By Rob Fischer
Among all of the adjustments that every sector of the population has had to make, in order to work around the obstacles created by the Covid-19 pandemic, education has had to improvise on the fly as much as any other facet of society.
The Country Herald interviewed one Manteno Middle School instructor, who wished to remain anonymous, as we asked what adjustments have had to be made, and what expectations have been created by the current need to teach, via distance.
We asked where are instructors coming up with ideas for distance learning?
“There are many different resources that the team is using to come up with ideas for distance learning. As a team, we are looking at the standards and skills that we have covered thus far in class and identifying areas that students can use some extra time to review prior to moving into new content. As a team we share ideas with each other daily and work together to collaborate and create materials that best meet the needs of our student population” said the instructor.

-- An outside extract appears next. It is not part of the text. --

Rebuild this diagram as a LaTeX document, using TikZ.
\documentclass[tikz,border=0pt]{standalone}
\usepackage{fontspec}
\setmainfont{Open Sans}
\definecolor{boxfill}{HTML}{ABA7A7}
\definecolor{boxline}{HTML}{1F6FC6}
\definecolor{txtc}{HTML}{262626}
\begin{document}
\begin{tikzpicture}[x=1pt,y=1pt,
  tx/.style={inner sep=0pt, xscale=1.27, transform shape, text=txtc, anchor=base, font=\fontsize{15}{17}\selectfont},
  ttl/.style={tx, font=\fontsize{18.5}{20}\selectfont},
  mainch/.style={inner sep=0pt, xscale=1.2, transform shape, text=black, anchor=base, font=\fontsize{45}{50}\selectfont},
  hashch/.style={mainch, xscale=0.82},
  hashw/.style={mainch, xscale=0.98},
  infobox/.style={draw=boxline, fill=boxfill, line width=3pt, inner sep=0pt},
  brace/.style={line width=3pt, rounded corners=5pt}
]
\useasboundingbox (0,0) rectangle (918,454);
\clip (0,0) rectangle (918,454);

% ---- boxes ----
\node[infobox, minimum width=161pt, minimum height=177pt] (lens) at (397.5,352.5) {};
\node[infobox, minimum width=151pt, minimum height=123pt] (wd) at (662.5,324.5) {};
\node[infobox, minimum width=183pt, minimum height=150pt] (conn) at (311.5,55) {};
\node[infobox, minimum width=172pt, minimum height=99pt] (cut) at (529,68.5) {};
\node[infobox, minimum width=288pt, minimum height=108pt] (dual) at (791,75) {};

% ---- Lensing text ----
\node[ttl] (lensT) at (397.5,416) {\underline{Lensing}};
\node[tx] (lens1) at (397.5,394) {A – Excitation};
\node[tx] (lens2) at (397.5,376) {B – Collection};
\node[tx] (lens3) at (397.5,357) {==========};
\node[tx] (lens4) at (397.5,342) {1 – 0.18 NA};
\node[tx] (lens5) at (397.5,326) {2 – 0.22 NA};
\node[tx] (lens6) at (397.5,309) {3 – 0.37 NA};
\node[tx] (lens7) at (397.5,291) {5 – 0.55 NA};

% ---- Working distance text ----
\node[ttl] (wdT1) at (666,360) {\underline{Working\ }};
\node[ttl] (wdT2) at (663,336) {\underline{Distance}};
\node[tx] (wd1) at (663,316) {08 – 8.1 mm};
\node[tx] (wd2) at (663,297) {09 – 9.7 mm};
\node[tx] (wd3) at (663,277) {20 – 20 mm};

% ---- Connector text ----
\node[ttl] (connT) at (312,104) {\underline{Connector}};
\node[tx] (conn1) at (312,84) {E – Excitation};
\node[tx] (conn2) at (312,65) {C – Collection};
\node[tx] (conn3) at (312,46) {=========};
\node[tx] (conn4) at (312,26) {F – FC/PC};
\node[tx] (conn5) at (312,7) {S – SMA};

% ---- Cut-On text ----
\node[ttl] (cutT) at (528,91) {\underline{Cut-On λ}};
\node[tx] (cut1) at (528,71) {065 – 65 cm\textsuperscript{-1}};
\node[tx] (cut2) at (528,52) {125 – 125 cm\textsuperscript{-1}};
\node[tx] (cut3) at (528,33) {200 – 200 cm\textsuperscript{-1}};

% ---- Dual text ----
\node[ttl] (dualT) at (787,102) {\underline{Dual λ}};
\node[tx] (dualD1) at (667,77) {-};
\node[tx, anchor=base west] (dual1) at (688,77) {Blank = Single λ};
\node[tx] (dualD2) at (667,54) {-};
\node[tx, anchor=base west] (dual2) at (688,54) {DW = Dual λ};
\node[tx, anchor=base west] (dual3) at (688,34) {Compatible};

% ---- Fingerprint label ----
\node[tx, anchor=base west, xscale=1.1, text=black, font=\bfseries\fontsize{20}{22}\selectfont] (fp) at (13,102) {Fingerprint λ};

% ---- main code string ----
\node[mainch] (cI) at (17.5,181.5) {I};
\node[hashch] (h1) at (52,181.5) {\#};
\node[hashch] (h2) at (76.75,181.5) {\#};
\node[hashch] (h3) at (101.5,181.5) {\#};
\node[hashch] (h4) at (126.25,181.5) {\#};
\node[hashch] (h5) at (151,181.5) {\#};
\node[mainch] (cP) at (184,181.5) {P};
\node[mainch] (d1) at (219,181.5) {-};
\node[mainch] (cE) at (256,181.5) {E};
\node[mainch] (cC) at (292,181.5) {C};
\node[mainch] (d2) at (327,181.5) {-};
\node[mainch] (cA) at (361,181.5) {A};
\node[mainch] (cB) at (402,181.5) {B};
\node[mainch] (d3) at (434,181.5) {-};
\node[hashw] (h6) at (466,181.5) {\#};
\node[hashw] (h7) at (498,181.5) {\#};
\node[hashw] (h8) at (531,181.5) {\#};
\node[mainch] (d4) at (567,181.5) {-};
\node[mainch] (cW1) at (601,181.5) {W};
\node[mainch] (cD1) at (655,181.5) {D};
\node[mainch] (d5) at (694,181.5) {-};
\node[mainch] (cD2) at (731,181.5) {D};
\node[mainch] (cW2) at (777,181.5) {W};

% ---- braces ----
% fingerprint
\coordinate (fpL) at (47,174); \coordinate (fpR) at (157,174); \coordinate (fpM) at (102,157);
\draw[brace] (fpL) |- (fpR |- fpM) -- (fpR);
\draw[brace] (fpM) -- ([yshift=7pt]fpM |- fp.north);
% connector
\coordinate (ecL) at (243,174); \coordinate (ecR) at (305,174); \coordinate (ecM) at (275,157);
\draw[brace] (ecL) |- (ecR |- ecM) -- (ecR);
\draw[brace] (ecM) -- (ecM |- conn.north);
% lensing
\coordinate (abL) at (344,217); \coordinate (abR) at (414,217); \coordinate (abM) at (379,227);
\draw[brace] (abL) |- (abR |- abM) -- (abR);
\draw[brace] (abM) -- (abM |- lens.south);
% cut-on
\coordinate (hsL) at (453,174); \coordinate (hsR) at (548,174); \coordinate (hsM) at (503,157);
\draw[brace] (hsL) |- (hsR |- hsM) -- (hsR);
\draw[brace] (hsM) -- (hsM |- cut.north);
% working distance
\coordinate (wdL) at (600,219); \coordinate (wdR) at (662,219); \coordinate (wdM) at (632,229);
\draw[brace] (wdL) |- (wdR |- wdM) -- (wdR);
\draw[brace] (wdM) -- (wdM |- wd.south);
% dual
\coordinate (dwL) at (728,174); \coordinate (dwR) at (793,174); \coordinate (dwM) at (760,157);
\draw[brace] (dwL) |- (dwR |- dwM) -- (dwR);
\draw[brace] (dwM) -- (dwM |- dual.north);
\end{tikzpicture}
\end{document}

We also asked what some of the challenges are, moving forward?
“The main challenge will be ensuring that every student is supported in the best way possible from afar. There are many times that communication can be confusing and information can be lost in translation so to speak. I’m hopeful that with clear communication among the district, staff, parents, and students we can address any misunderstandings and misconceptions students have in regards to content while still supporting students growth and learning, said the teacher.
We finally inquired about the staff’s expectation that distance learning will satisfy the requirements for the appropriate grade level being taught?
“At this time, distance learning is the only option that we have to provide continuity in the curriculum, and that the students and I are approaching it with a positive mindset in the hopes that we can continue to learn in person and in school later on this year.
The instructor finally added a final thought, that perhaps, could be said by many teachers across the country, and across the world.
“My final thought is that teachers in our community miss our students terribly and want to do the best that we can to support them. Any questions that students or parents have throughout this process, please communicate to teachers, staff, and the district”.